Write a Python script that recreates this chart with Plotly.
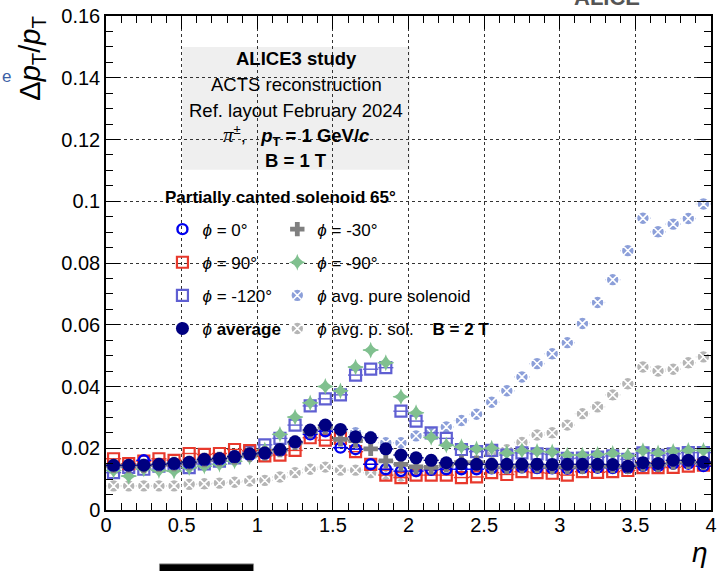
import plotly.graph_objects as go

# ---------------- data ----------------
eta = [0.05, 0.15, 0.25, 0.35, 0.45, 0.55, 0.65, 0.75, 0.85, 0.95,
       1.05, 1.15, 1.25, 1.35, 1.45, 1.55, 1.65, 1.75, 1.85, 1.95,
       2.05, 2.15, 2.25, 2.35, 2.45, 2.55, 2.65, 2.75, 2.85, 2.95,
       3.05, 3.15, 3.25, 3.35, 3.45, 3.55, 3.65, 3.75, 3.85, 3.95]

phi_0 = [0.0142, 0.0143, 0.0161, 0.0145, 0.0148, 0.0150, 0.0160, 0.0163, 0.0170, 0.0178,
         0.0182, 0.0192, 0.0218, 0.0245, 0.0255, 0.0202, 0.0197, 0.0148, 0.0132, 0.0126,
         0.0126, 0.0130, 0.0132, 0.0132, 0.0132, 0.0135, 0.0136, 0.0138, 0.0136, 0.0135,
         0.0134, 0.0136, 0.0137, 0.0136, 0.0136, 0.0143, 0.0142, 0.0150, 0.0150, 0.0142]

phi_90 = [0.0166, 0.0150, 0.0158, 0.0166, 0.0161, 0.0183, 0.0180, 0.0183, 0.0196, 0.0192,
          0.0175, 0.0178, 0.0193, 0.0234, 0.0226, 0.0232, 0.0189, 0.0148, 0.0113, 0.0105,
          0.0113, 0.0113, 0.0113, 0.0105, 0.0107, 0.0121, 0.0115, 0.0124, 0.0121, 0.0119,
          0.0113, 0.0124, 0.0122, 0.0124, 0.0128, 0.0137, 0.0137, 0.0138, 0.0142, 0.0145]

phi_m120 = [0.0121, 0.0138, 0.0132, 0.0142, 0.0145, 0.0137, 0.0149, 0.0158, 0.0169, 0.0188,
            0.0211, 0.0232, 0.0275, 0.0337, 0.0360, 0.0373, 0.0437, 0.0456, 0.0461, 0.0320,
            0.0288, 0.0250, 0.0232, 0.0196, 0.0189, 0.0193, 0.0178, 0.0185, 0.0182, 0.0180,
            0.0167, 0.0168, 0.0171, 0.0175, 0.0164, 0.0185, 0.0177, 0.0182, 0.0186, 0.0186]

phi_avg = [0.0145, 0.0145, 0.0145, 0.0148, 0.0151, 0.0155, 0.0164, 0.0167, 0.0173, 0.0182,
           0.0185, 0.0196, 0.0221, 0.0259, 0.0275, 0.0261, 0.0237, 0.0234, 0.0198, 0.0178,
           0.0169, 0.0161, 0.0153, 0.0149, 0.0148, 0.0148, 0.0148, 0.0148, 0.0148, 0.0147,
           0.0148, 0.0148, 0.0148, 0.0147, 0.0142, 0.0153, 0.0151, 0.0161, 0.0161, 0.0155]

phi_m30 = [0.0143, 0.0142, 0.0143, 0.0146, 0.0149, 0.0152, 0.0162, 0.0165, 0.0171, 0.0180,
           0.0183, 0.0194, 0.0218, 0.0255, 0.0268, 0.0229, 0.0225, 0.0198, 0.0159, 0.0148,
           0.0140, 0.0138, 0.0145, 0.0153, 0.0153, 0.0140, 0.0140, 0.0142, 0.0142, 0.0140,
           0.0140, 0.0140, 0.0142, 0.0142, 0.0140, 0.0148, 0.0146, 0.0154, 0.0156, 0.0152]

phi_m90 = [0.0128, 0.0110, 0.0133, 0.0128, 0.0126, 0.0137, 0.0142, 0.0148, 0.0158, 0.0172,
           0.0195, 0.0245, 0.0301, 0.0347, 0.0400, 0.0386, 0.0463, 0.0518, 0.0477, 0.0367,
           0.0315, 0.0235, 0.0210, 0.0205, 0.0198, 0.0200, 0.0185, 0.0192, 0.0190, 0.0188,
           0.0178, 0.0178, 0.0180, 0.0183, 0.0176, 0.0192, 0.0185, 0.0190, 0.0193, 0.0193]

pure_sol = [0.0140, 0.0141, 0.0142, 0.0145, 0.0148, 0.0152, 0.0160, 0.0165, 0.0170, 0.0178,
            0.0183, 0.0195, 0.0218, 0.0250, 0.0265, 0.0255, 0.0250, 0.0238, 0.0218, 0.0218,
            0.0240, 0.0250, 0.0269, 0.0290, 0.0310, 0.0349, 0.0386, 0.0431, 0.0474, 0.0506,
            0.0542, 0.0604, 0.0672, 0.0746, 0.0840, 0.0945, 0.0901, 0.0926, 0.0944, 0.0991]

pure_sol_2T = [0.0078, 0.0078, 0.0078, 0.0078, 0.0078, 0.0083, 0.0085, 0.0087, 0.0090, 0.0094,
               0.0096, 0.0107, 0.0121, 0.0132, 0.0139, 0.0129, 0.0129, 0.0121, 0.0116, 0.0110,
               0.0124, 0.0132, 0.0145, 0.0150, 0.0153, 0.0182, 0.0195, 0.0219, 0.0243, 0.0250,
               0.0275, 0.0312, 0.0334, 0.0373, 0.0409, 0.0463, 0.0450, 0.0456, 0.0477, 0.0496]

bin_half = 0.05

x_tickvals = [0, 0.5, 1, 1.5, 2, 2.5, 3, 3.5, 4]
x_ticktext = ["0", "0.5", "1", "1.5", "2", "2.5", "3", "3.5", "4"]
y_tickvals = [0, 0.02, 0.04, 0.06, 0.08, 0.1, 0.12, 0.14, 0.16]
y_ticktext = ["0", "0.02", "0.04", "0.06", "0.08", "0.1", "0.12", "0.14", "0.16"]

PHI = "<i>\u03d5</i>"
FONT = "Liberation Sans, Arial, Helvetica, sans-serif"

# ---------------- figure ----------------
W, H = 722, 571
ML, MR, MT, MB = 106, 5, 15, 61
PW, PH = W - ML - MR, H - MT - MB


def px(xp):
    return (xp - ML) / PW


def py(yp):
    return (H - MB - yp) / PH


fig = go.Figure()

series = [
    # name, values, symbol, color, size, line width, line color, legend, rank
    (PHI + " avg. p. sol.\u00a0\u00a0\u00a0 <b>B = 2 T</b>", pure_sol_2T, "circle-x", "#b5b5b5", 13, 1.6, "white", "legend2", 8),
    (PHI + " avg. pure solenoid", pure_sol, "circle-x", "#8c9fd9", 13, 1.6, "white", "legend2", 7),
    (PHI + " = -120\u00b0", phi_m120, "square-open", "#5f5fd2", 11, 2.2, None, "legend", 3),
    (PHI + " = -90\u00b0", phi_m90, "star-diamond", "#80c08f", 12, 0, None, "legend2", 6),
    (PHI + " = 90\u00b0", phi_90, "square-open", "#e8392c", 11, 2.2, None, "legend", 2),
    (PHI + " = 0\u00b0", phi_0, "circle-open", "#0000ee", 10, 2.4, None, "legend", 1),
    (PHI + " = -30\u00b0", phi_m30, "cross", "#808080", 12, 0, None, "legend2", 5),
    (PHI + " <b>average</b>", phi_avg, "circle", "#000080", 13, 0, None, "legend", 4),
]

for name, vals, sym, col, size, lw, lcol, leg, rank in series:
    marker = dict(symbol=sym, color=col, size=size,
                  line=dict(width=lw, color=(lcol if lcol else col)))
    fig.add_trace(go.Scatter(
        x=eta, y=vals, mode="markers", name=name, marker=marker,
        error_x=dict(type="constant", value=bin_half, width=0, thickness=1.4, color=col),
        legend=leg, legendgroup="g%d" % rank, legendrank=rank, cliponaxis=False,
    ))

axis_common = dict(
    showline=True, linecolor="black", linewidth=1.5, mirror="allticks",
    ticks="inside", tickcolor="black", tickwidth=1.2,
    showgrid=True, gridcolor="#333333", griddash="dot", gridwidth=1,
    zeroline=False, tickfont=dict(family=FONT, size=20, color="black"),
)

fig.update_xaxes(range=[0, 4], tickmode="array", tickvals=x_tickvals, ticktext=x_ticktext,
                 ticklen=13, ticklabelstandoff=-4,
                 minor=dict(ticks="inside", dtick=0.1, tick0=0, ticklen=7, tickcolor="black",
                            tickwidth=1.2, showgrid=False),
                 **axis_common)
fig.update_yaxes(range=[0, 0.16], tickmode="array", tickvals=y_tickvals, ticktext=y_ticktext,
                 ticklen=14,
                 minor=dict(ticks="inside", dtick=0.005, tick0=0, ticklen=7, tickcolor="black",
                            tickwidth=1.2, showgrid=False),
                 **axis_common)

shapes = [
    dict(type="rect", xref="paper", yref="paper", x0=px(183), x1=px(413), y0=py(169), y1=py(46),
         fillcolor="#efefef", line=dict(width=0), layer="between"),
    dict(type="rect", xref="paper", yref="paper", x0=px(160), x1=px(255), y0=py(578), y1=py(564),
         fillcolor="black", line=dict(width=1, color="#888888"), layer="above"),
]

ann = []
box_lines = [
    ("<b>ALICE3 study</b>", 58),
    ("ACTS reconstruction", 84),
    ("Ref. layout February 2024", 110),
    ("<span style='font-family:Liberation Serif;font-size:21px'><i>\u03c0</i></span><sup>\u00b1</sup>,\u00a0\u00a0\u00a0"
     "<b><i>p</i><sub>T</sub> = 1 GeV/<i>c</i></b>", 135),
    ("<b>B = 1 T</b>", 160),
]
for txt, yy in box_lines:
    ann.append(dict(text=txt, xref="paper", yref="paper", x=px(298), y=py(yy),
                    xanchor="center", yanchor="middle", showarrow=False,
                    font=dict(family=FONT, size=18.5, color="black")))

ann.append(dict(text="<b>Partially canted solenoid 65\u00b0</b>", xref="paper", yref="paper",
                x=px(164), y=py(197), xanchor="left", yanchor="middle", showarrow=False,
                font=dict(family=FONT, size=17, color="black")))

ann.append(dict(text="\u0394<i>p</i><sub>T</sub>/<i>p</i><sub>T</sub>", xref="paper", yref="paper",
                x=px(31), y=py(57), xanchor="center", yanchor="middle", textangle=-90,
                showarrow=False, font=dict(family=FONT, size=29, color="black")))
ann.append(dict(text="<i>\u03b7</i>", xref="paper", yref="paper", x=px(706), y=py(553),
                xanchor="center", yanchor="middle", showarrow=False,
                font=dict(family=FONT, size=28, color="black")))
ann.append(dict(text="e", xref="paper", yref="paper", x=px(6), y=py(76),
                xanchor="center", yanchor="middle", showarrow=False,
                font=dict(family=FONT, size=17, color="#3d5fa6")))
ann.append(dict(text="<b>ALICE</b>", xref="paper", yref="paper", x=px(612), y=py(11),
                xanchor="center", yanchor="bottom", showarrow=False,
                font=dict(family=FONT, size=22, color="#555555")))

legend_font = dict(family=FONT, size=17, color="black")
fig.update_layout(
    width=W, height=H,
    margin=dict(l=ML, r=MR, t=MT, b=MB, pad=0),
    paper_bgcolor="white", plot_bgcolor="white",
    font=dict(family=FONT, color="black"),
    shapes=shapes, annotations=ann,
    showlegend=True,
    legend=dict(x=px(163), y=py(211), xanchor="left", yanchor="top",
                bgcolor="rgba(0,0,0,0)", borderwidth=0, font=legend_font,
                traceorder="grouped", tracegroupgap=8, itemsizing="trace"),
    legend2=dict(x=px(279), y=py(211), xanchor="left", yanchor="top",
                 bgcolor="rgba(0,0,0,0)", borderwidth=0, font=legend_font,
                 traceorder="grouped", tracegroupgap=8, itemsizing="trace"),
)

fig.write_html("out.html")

..............................

## The task:
Repeat only the lines between the start of the data and the line with "3.05, 3.15, 3.25, 3.35, 3.45, 3.55, 3.65, 3.75, 3.85, 3.95]", including those two lines, and skip the pictures.

## Answer to this problem:
Write a Python script that recreates this chart with Plotly.
import plotly.graph_objects as go

# ---------------- data ----------------
eta = [0.05, 0.15, 0.25, 0.35, 0.45, 0.55, 0.65, 0.75, 0.85, 0.95,
       1.05, 1.15, 1.25, 1.35, 1.45, 1.55, 1.65, 1.75, 1.85, 1.95,
       2.05, 2.15, 2.25, 2.35, 2.45, 2.55, 2.65, 2.75, 2.85, 2.95,
       3.05, 3.15, 3.25, 3.35, 3.45, 3.55, 3.65, 3.75, 3.85, 3.95]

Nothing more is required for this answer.